I am an extrovert but I like being alone too, I need people who love me to tell me that they do, I am a performer and I love performing, I hate crying and love being happy, I am lazy at home but hardworking elsewhere, I can be a bitch but I never am unless I am at home, I love my family, I love my partner more than being alive and I believe that being nice and being in love is all that is required for bringing a smile to my face. I am an ordinary girl with extraordinary dreams and it is not wrong to dream so. I love children and the prospect of being a mom. I like being free and happy and I detest fake people and frenemies.

I love who I am and this should remind me of who I am above and over anything that life throws at me. I am enough, being me is enough.

The purpose of it all

What is the purpose of it all?

A quarter of my life is almost gone…almost a third or less going by current expectancy rates. Today under a lot of pressure and irritation, I realized that time is running out.

But then, time for what? To die, to live? To love? To be happy? What does it mean to be happy? A life full of love or a life full of dreams fulfilled.

Do I have the right to dream so high, why not? Why am I in me, why me? What is the purpose of it all?

Today, someone laughed at me and my dreams, someone whose opinion doesn’t matter. My father said you are still young, alive and strong, what more do you need to dream and get your dreams.
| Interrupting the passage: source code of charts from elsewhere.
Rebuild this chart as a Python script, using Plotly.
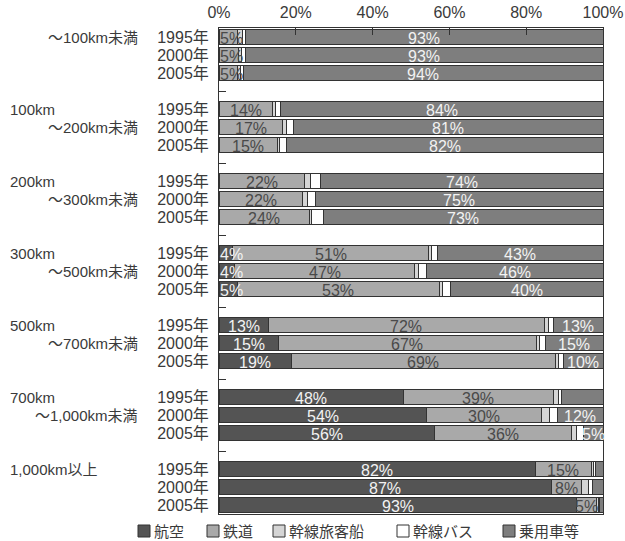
import plotly.graph_objects as go

# Distance bands (a newline splits a band name over two rows) and survey years
categories = ["～100km未満", "100km\n～200km未満", "200km\n～300km未満",
              "300km\n～500km未満", "500km\n～700km未満",
              "700km\n～1,000km未満", "1,000km以上"]
years = ["1995", "2000", "2005"]
pct_ticks = [0, 20, 40, 60, 80, 100]

series_names = ["航空", "鉄道", "幹線旅客船", "幹線バス", "乗用車等"]

# Modal shares (%) — one entry per band/year, band-major order
air = [0, 0, 0,  0, 0, 0,  0, 0, 0,  3.6, 4.0, 4.8,  12.8, 15.4, 18.9,
       48.0, 54.1, 56.0,  82.3, 86.6, 93.1]
rail = [4.8, 5.0, 4.7,  14.0, 16.6, 15.2,  22.2, 21.8, 23.6,  51.0, 47.0, 52.6,
        72.0, 67.3, 68.7,  39.0, 29.9, 35.8,  14.6, 7.8, 5.2]
ship = [1.2, 0.9, 0.8,  0.7, 0.9, 0.6,  1.5, 1.2, 0.6,  0.8, 0.9, 0.8,
        0.9, 0.8, 0.9,  1.5, 2.0, 1.2,  0.6, 1.8, 0.4]
bus = [0.9, 1.1, 0.9,  1.4, 1.9, 1.8,  2.7, 2.0, 3.0,  1.6, 2.2, 2.2,
       1.4, 1.6, 1.2,  0.8, 2.1, 1.8,  0.6, 1.0, 0.3]
car = [93.1, 93.0, 93.6,  83.9, 80.6, 82.4,  73.6, 75.0, 72.8,  43.0, 45.9, 39.6,
       12.9, 14.9, 10.3,  10.7, 11.9, 5.2,  1.9, 2.8, 1.0]

# Which segments carry a printed percentage
air_labelled = [v >= 3 for v in air]
rail_labelled = [True] * len(rail)
ship_labelled = [False] * len(ship)
bus_labelled = [False] * len(bus)
car_labelled = [True] * 15 + [False] + [True, True] + [False, False, False]

colors = ["#545454", "#a9a9a9", "#d5d5d5", "#ffffff", "#7e7e7e"]
label_colors = ["#f2f2f2", "#4a4a4a", "#4a4a4a", "#4a4a4a", "#f2f2f2"]

FONT = "Liberation Sans, Noto Sans CJK JP, sans-serif"
TEXT = "#3a3a3a"
LINE = "#333333"

# Row position of every bar: three years per band plus an empty spacer row
rows = [4 * g + k for g in range(len(categories)) for k in range(len(years))]
n_rows = 4 * len(categories) - 1

W, H = 625, 541
ML, MR, MT, MB = 219, 22, 28, 27
PW, PH = W - ML - MR, H - MT - MB


def px_to_paper_x(px):
    return (px - ML) / PW


def px_to_paper_y(py):
    return (H - MB - py) / PH


fig = go.Figure()
all_values = [air, rail, ship, bus, car]
all_masks = [air_labelled, rail_labelled, ship_labelled, bus_labelled, car_labelled]
for name, vals, col in zip(series_names, all_values, colors):
    fig.add_trace(go.Bar(
        y=rows, x=vals, name=name, orientation="h", width=0.8,
        marker=dict(color=col, line=dict(color=LINE, width=1)),
        showlegend=False, hoverinfo="skip",
    ))

annotations = []
# Percentage labels centred on their stacked segment; a narrow first segment
# gets its label pinned to the bar's left edge instead
base = [0.0] * len(rows)
for vals, mask, tcol in zip(all_values, all_masks, label_colors):
    for i, (v, m) in enumerate(zip(vals, mask)):
        if m:
            pinned = base[i] == 0 and v < 6
            annotations.append(dict(
                x=base[i] if pinned else base[i] + v / 2, xref="x",
                y=rows[i], yref="y",
                text=f"{int(v + 0.5)}%", showarrow=False,
                xanchor="left" if pinned else "center", yanchor="middle",
                xshift=-1 if pinned else 0, yshift=-1,
                font=dict(family=FONT, size=16, color=tcol),
            ))
        base[i] += v

# Distance band names beside the year labels
for g, cat in enumerate(categories):
    for i, line in enumerate(cat.split("\n")):
        right = line.startswith("～")
        annotations.append(dict(
            x=px_to_paper_x(140 if right else 8), xref="paper",
            y=4 * g + i, yref="y",
            text=line, showarrow=False,
            xanchor="right" if right else "left", yanchor="middle",
            font=dict(family=FONT, size=15, color=TEXT),
        ))

# Legend: outlined swatch followed by its name
legend_x = [138, 207, 273, 397, 503]
sw = 12
sy = 531
shapes = []
for name, col, lx in zip(series_names, colors, legend_x):
    shapes.append(dict(
        type="rect", xref="paper", yref="paper",
        x0=px_to_paper_x(lx), x1=px_to_paper_x(lx + sw),
        y0=px_to_paper_y(sy + sw / 2), y1=px_to_paper_y(sy - sw / 2),
        fillcolor=col, line=dict(color=LINE, width=1),
    ))
    annotations.append(dict(
        x=px_to_paper_x(lx + sw + 2), xref="paper",
        y=px_to_paper_y(sy), yref="paper",
        text=name, showarrow=False, xanchor="left", yanchor="middle",
        font=dict(family=FONT, size=15, color=TEXT),
    ))

fig.update_layout(
    width=W, height=H, barmode="stack",
    margin=dict(l=ML, r=MR, t=MT, b=MB, pad=0, autoexpand=False),
    paper_bgcolor="white", plot_bgcolor="white",
    font=dict(family=FONT, size=15, color=TEXT),
    showlegend=False,
    annotations=annotations, shapes=shapes,
    xaxis=dict(
        side="top", range=[0, 100], tickmode="array", tickvals=pct_ticks,
        ticktext=[f"{t}%" for t in pct_ticks], automargin=False,
        ticks="inside", ticklen=7, tickcolor=LINE, ticklabelstandoff=3,
        showline=True, linecolor=LINE, linewidth=1, mirror=True,
        showgrid=False, zeroline=False, fixedrange=True,
        tickfont=dict(family=FONT, size=16, color=TEXT),
    ),
    yaxis=dict(
        range=[n_rows - 0.5, -0.5], automargin=False,
        tickvals=rows, ticktext=[f"{y}年" for _ in categories for y in years],
        ticks="", ticklabelstandoff=6,
        showline=True, linecolor=LINE, linewidth=1, mirror=True,
        showgrid=False, zeroline=False, fixedrange=True,
        tickfont=dict(family=FONT, size=16, color=TEXT),
        minor=dict(tickvals=[4 * g + 3 for g in range(len(categories) - 1)],
                   ticks="inside", ticklen=7, tickcolor=LINE, showgrid=False),
    ),
)

fig.write_html("out.html")
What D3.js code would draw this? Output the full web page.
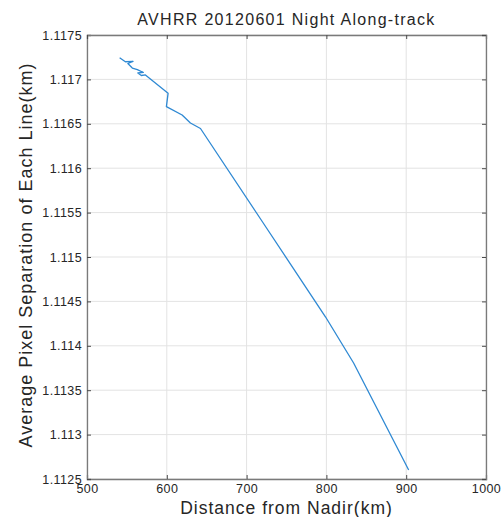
<!DOCTYPE html>
<html>
<head>
<meta charset="utf-8">
<script src="https://cdn.jsdelivr.net/npm/d3@7"></script>
<style>
  body { margin: 0; background: #fff; }
  text { font-family: "Liberation Sans", Arial, sans-serif; fill: #262626; }
</style>
</head>
<body>
<script>
const width = 503;
const height = 517;
const margin = { top: 35, right: 17, bottom: 38, left: 87 };

const chartWidth = width - margin.left - margin.right;
const chartHeight = height - margin.top - margin.bottom;

// values
const distance = [540.9, 548.1, 557.7, 551.2, 556.8, 563.1, 570.6, 563.7, 568.1, 573.2,
  601.6, 599.5, 619.2, 629.6, 642.2, 720.0, 799.0, 834.1, 903.1];
const separation = [1.117244, 1.117199, 1.117202, 1.117179, 1.117128, 1.117111, 1.117078,
  1.117072, 1.117044, 1.117050, 1.116843, 1.116693, 1.116599, 1.116509, 1.116447,
  1.115394, 1.114324, 1.113806, 1.112601];
const xTicks = [500, 600, 700, 800, 900, 1000];
const yTicks = [1.1125, 1.113, 1.1135, 1.114, 1.1145, 1.115, 1.1155, 1.116, 1.1165, 1.117, 1.1175];

const svg = d3.select("body")
  .append("svg")
  .attr("width", width)
  .attr("height", height);

const g = svg.append("g")
  .attr("transform", `translate(${margin.left}, ${margin.top})`);

const x = d3.scaleLinear()
  .domain([500, 1000])
  .range([0, chartWidth]);

const y = d3.scaleLinear()
  .domain([1.1125, 1.1175])
  .range([chartHeight, 0]);

// grid
g.append("g")
  .selectAll("line")
  .data(xTicks)
  .join("line")
    .attr("x1", d => x(d))
    .attr("x2", d => x(d))
    .attr("y1", 0)
    .attr("y2", chartHeight)
    .attr("stroke", "#e3e3e3");

g.append("g")
  .selectAll("line")
  .data(yTicks)
  .join("line")
    .attr("x1", 0)
    .attr("x2", chartWidth)
    .attr("y1", d => y(d))
    .attr("y2", d => y(d))
    .attr("stroke", "#e3e3e3");

// data line
const pts = distance.map((d, i) => [d, separation[i]]);
g.append("path")
  .datum(pts)
  .attr("fill", "none")
  .attr("stroke", "#2f89d3")
  .attr("stroke-width", 1.3)
  .attr("stroke-linejoin", "round")
  .attr("d", d3.line().x(d => x(d[0])).y(d => y(d[1])));

// axes (ticks inward, matlab-like box)
const xAxis = d3.axisBottom(x)
  .tickValues(xTicks)
  .tickSize(-4)
  .tickPadding(5)
  .tickFormat(d3.format("d"));
g.append("g")
  .attr("transform", `translate(0, ${chartHeight})`)
  .call(xAxis);

const yAxis = d3.axisLeft(y)
  .tickValues(yTicks)
  .tickSize(-4)
  .tickPadding(5)
  .tickFormat(d => String(+d.toFixed(4)));
g.append("g")
  .call(yAxis);

g.append("g")
  .call(d3.axisTop(x).tickValues(xTicks).tickSize(-4).tickFormat(""));
g.append("g")
  .attr("transform", `translate(${chartWidth}, 0)`)
  .call(d3.axisRight(y).tickValues(yTicks).tickSize(-4).tickFormat(""));

g.selectAll(".domain").attr("stroke", "#7a7a7a").attr("stroke-width", 1.3);
g.selectAll(".tick line").attr("stroke", "#4a4a4a");
g.selectAll(".tick text")
  .attr("font-size", 12.5)
  .attr("letter-spacing", 0.4)
  .attr("font-family", "'Liberation Sans', Arial, sans-serif")
  .attr("fill", "#262626");

// title and labels
svg.append("text")
  .attr("x", margin.left + chartWidth / 2)
  .attr("y", 25)
  .attr("text-anchor", "middle")
  .attr("font-size", 16)
  .attr("letter-spacing", 1.3)
  .text("AVHRR 20120601 Night Along-track");

svg.append("text")
  .attr("x", margin.left + chartWidth / 2)
  .attr("y", 514)
  .attr("text-anchor", "middle")
  .attr("font-size", 17.5)
  .attr("letter-spacing", 1)
  .text("Distance from Nadir(km)");

svg.append("text")
  .attr("transform", `translate(32, ${margin.top + chartHeight / 2 - 2}) rotate(-90)`)
  .attr("text-anchor", "middle")
  .attr("font-size", 18)
  .attr("letter-spacing", 1)
  .text("Average Pixel Separation of Each Line(km)");
</script>
</body>
</html>
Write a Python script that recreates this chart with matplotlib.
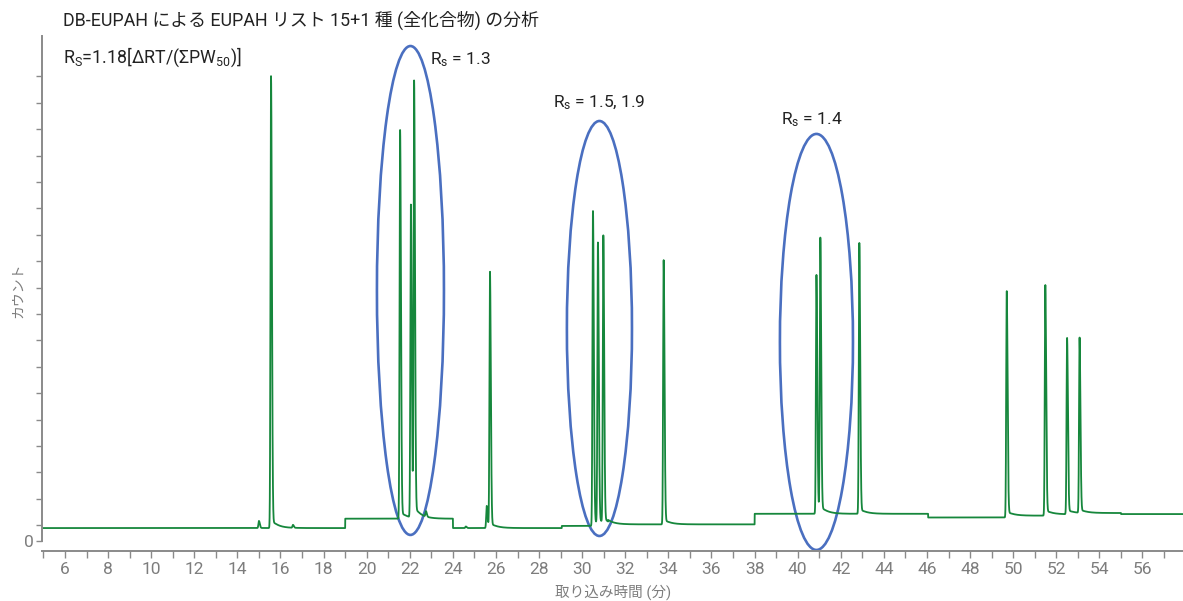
import numpy as np
import matplotlib
matplotlib.use("Agg")
import matplotlib.pyplot as plt
from matplotlib.patches import Ellipse
from matplotlib.ticker import FixedLocator

plt.rcParams['font.family'] = ['Roboto', 'Noto Sans CJK JP', 'DejaVu Sans']
plt.rcParams['mathtext.fontset'] = 'custom'
plt.rcParams['mathtext.rm'] = 'Roboto'
plt.rcParams['mathtext.it'] = 'Roboto'

# ---------------- data ----------------
title = "DB-EUPAH による EUPAH リスト 15+1 種 (全化合物) の分析"
xlabel = "取り込み時間 (分)"
ylabel = "カウント"

# retention times (min) and apex heights (axis units, 0 = zero counts)
peak_times = [15.00, 15.56, 16.58, 21.55, 22.05, 22.20, 22.75, 24.60, 25.57, 25.72,
              30.50, 30.73, 30.98, 33.78, 40.87, 41.05, 42.86,
              49.70, 51.49, 52.50, 53.08]
peak_tops = [0.76, 17.61, 0.60, 15.57, 12.69, 17.27, 1.05, 0.55, 1.33, 10.19,
             12.50, 11.20, 11.44, 10.64, 10.08, 11.40, 11.29,
             9.47, 9.70, 7.69, 7.69]

# baseline level segments: start time, level
base_starts = [4.90, 19.00, 24.00, 29.05, 31.20, 38.00, 46.05, 49.70, 51.49, 52.50, 53.08, 55.00]
base_levels = [0.49, 0.845, 0.49, 0.57, 0.63, 1.03, 0.89, 0.96, 1.01, 1.05, 1.06, 1.02]

# ellipses: centre x (min), centre y, width (min), height
ell_x = [22.03, 30.80, 40.87]
ell_y = [9.49, 8.05, 7.54]
ell_w = [3.11, 3.02, 3.39]
ell_h = [18.52, 15.72, 15.76]

# x ticks
x_major = list(range(6, 57, 2))
x_minor = list(range(5, 58, 1))
# y ticks (only zero is labelled)
y_ticks = [0.0] + [0.6 + k for k in range(18)]

# ---------------- build trace ----------------
t = np.arange(4.90, 57.95, 0.002)
idx = np.searchsorted(base_starts, t, side='right') - 1
sig = np.array(base_levels)[idx]


def base_at(x):
    return base_levels[np.searchsorted(base_starts, x, side='right') - 1]


for c, top in zip(peak_times, peak_tops):
    amp = top - base_at(c)
    sl, sr = 0.024, 0.04
    left = t < c
    g = np.where(left, np.exp(-0.5 * ((t - c) / sl) ** 2), np.exp(-0.5 * ((t - c) / sr) ** 2))
    dt = np.clip(t - c, 0, None)
    tail = np.where(t > c, 0.02 * amp * (np.exp(-dt / 0.3) - np.exp(-dt / 0.05)), 0.0)
    sig = sig + amp * g + tail

# ---------------- figure ----------------
W, H = 1183, 601
fig = plt.figure(figsize=(W / 100, H / 100), dpi=100)
ax = fig.add_axes([42 / W, (H - 551) / H, (W - 42) / W, (551 - 36) / H])

ax.plot(t, sig, color='#16873c', lw=1.3, solid_joinstyle='round')

for cx, cy, w, h in zip(ell_x, ell_y, ell_w, ell_h):
    ax.add_patch(Ellipse((cx, cy), w, h, fill=False, edgecolor='#4a6fc0', lw=1.9, clip_on=False))

ax.set_xlim(4.933, 57.88)
ax.set_ylim(-0.379, 19.13)

gray = '#8a8a8a'
for s in ['top', 'right']:
    ax.spines[s].set_visible(False)
for s in ['left', 'bottom']:
    ax.spines[s].set_color(gray)
    ax.spines[s].set_linewidth(1.4)
ax.spines['left'].set_bounds(0, 19.13)

ax.xaxis.set_major_locator(FixedLocator(x_major))
ax.xaxis.set_minor_locator(FixedLocator(x_minor))
ax.set_xticklabels([str(v) for v in x_major])
ax.tick_params(axis='x', which='both', length=5, width=1.0, color=gray, labelcolor='#7d7d7d',
               labelsize=12.5, pad=3)
ax.yaxis.set_major_locator(FixedLocator(y_ticks))
ax.set_yticklabels(['0'] + [''] * 18)
ax.tick_params(axis='y', which='both', length=4, width=1.0, color=gray, labelcolor='#7d7d7d',
               labelsize=12.5, pad=2)

fig.text(613 / W, 1 - 592 / H, xlabel, ha='center', va='center', color='#7d7d7d', fontsize=10.5)
fig.text(18 / W, 1 - 290 / H, ylabel, ha='center', va='center', rotation=90, color='#7d7d7d', fontsize=10)

fig.text(63 / W, 1 - 20 / H, title, ha='left', va='center', color='#222222', fontsize=12.9)
fig.text(63 / W, 1 - 57 / H, r'$\mathregular{R_S}$=1.18[ΔRT/(ΣPW$\mathregular{_{50}}$)]',
         ha='left', va='center', color='#222222', fontsize=12.8)
fig.text(430 / W, 1 - 60 / H, r'$\mathregular{R_s}$ = 1.3', ha='left', va='center', color='#222222', fontsize=12.5)
fig.text(553 / W, 1 - 103 / H, r'$\mathregular{R_s}$ = 1.5, 1.9', ha='left', va='center', color='#222222', fontsize=12.5)
fig.text(781 / W, 1 - 120 / H, r'$\mathregular{R_s}$ = 1.4', ha='left', va='center', color='#222222', fontsize=12.5)

fig.savefig('out.png', dpi=100)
I replied, at 24, if you laugh at how I want to save the world, I can smile. In a year, if you still laugh when I have not started, will it be funny still?

What is the purpose of it all? To be born, to live, to learn, to succeed, to dream…if it’s all in vain?

I am no Einstein or Mother Teresa. I am not breathtakingly beautiful or exceedingly brilliant. I am easy to forget but that does not matter to me.

But I breathe, I live, I love… I am not simple neither am I extraordinary but I am me. All I want to live my dreams, my ordinary dreams. All I want is to be happy to have lived but how? What is the purpose of it all?